Interview: Kalamata Festival Opener Dances Up a Mountain

Italian choreographer Piergiorgio Milano speaks to Greece Is about combining dance, circus and alpinism with the themes of ambition and lost souls.


As the 28th Kalamata Dance Festival opens tomorrow, July 15, the Greek audience will get to see one of the festival’s biggest performances in this year’s program, “WHITEOUT: The Conquest of the Useless,” choreographed by Piergiorgio Milano. The performance is a tribute to all the mountain climbers who have disappeared, and is dedicated to Greek mountaineer Antonis Sykaris, who died in April this year soon after having reached the peak of Nepal’s Mt. Dhaulagiri, the world’s seventh highest mountain.

In an interview with Greece Is, Milano spoke about the metaphor of the mountain and what message he hopes this production – which he prefers to describe as a “movie” instead of a “dance performance” – will convey to its audience.

 

How do you feel about participating in the Kalamata dance Festival?

I’m very happy to be part of this festival and especially that I was able to bring this work to it, which is the most mature work of my career so far. It’s an honor.

Why did you choose the theme of mountaineering and those who’ve lost their lives doing it? Is this more for metaphorical reasons or are you genuinely fascinated with mountaineering?

I’ve always been fascinated by the protagonists of those stories because they share a lot of qualities as all human beings do, but in a mountain story they’re stronger and more pronounced. Ambition, obsession, courage, desire, trust, friendship are things every person experiences in their life; but through mountaineering these elements become more visible and spectacular.

Alpinism in itself is a metaphor of the human condition – as the title says, it’s “The conquest of the useless” because there is absolutely no reason to conquer a mountain, there’s nothing at the top of a mountain that we can’t find at ground level, but people will even risk their own life in order to reach it. And thus, it’s completely useless as an action but at the same time it’s also essential. What is essential is the quest itself, and this correlates to everyone’s daily life. Everyone has his own “mountain” to climb, and everyone is disposed to risking their life to achieve reaching certain peaks.

How did you turn the act of mountaineering into dance?

There was a very long study process on the physicality that’s pushed to the extreme in mountaineering. All the tension, the stress, the forces, the specific movements and rhythmic actions, and the combination of these during the climb up a mountain. It involved a very long process of research – from attending talks and conferences and reading books to watching documentaries – and then transcribing all that into a physical language over a long period of time in the studio, until we could extract the patterns we used in the choreography.

 

This is not just a dance show – the biggest aim of this is to be like a mountain movie.
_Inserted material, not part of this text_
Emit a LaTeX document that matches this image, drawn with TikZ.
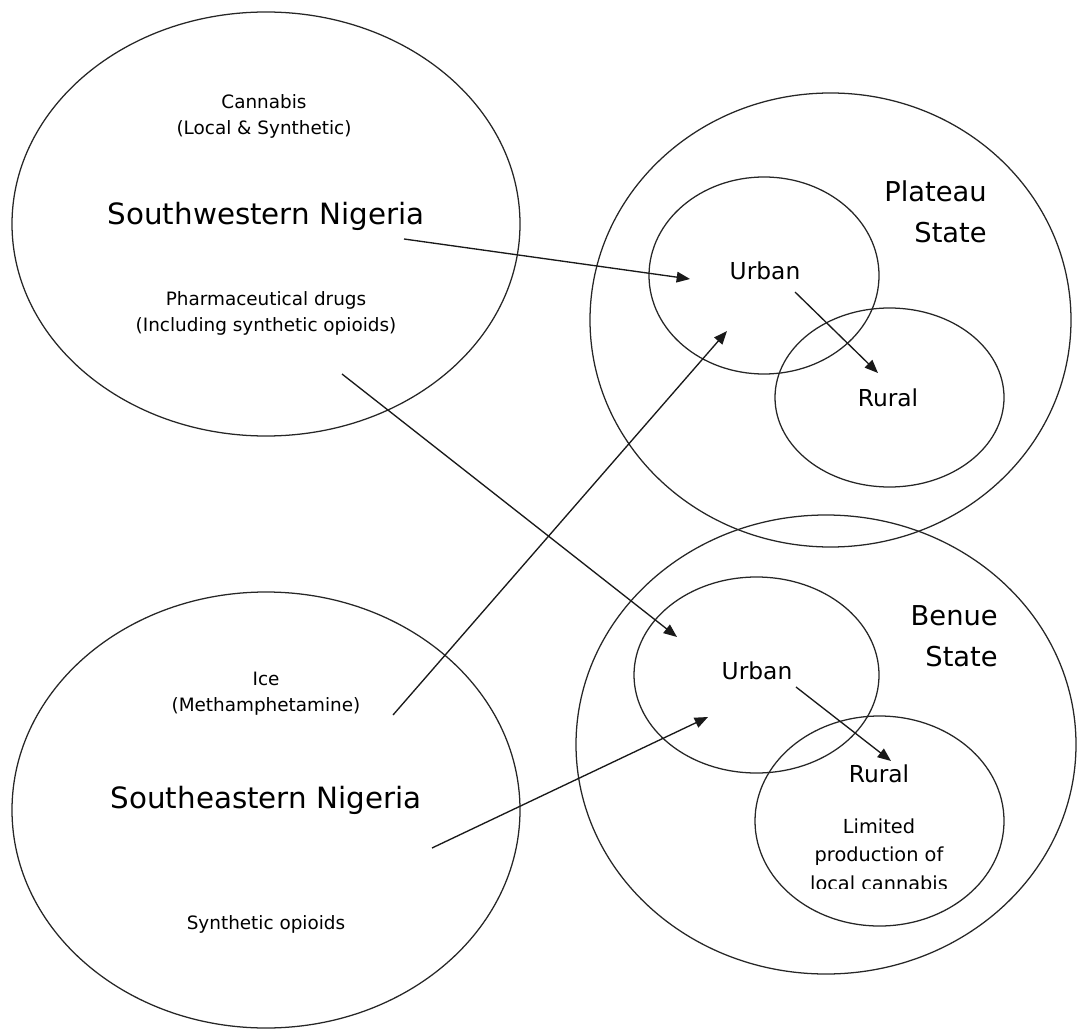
\documentclass[tikz,border=0pt]{standalone}
\usepackage{fontspec}
\setmainfont{DejaVu Sans}
\usetikzlibrary{arrows.meta}
\begin{document}
\begin{tikzpicture}[x=0.75pt,y=-0.75pt,
  ring/.style={line width=0.95pt, draw=black!85},
  conn/.style={line width=1pt, draw=black!90, -{Triangle[length=10pt,width=8pt]}},
  big/.style={font=\fontsize{22}{26}\selectfont, inner sep=0pt},
  state/.style={font=\fontsize{20.5}{31}\selectfont, inner sep=0pt, align=right},
  zone/.style={font=\fontsize{17.5}{20}\selectfont, inner sep=0pt},
  small/.style={font=\fontsize{13.8}{19.5}\selectfont, inner sep=0pt, align=center},
  note/.style={font=\fontsize{14.5}{21.5}\selectfont, inner sep=0pt}
]
\useasboundingbox (0,0) rectangle (1077,1030);

% regions
\draw[ring] (266,224) ellipse [x radius=254, y radius=212];
\draw[ring] (266,810) ellipse [x radius=254, y radius=218];
\draw[ring] (830.5,320) ellipse [x radius=240.5, y radius=227];
\draw[ring] (764,275.5) ellipse [x radius=115, y radius=98.5];
\draw[ring] (889.5,397.5) ellipse [x radius=114.5, y radius=89.5];
\draw[ring] (826,744.5) ellipse [x radius=250, y radius=229.5];
\draw[ring] (756.5,675) ellipse [x radius=122.5, y radius=98];
\draw[ring] (879.5,821) ellipse [x radius=124.5, y radius=105];

% Southwestern Nigeria
\node[small] (cann) at (264,116) {Cannabis\\(Local \& Synthetic)};
\node[big] (sw) at (266,216) {Southwestern Nigeria};
\node[small] (pharm) at (266,313) {Pharmaceutical drugs\\(Including synthetic opioids)};

% Southeastern Nigeria
\node[small] (ice) at (266,694) {Ice\\(Methamphetamine)};
\node[big] (se) at (266,800) {Southeastern Nigeria};
\node[small] (synop) at (266,924) {Synthetic opioids};

% Plateau State
\node[state, anchor=east] (plat) at (987,212) {Plateau\\State};
\node[zone] (purb) at (765,271) {Urban};
\node[zone] (prur) at (888,398) {Rural};

% Benue State
\node[state, anchor=east] (ben) at (998,636) {Benue\\State};
\node[zone] (burb) at (757,671) {Urban};
\node[zone] (brur) at (879,774) {Rural};
\node[note, anchor=base] (lim1) at (879,833) {Limited};
\node[note, anchor=base] (lim2) at (879,861) {production of};
\begin{scope}
  \clip (780,870) rectangle (980,888);
  \node[note, anchor=base] (lim3) at (879,890) {local cannabis};
\end{scope}

% connector end points
\coordinate (a1s) at (404,239);  \coordinate (a1e) at (690,279);
\coordinate (a2s) at (342,374);  \coordinate (a2e) at (677,637);
\coordinate (a3s) at (393,715);  \coordinate (a3e) at (727,331);
\coordinate (a4s) at (432,848);  \coordinate (a4e) at (708,717);
\coordinate (a5s) at (795,292);  \coordinate (a5e) at (878,373);
\coordinate (a6s) at (796,687);  \coordinate (a6e) at (891,761);

\draw[conn] (a1s) -- (a1e);
\draw[conn] (a2s) -- (a2e);
\draw[conn] (a3s) -- (a3e);
\draw[conn] (a4s) -- (a4e);
\draw[conn] (a5s) -- (a5e);
\draw[conn] (a6s) -- (a6e);
\end{tikzpicture}
\end{document}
Each scene that we see in the show comes from a book. Every single movement or action is fully related to something that has really existed. We are actually storytelling.


What were the greatest joys and challenges of choreographing this performance?

Both the joy and challenge was to give rhythm to something that has no rhythm. Everything is based on rhythm – words, action. And mountaineering is something that has no rhythm because everything is ultra-stretched and ultra-slow, it’s like watching a time lapse. The real challenge was how to do that on stage – and managing to find a way to do that was the greatest joy.

How do you bring the experience of the mountain to the audience?

For a long time I thought I’d have to construct a mountain on stage and I spent a lot of time talking to constructors and designers about how to do it. But whenever we got close to finding a solution I felt it was wrong – it was fake. So I reached the conclusion that we needed to work with echoes, memories, traces, textures, colours, and sounds, all the elements that evoke the mountain in us without the mountain needing to be there. Thus, each spectator imagines his own mountain and is completely present on the mountain.

How important has it been for you as a choreographer to prepare this performance?

This performance has been very, very tough and took a long time to research and prepare because it was a so ambitious. I’ve never done something like this before. I always work with the borders between circus and dance, which can be a great challenge, but this time there was something more added to the challenge, which was to add another language – so dance, circus and alpinism. It has been a big step in my career to face a challenge I wasn’t sure at all would be possible, and see that in the end the result works with all kinds of different audiences in many different countries.

 

What are you working on next?

I’m also working on another site-specific project that will premiere later this year, on September 24-25. The creation, called Vague (waves in French), will take place on a beach, and features three performers who have a dancing session with the sand. There is also a floating structure, swim choreography, and underwater parts.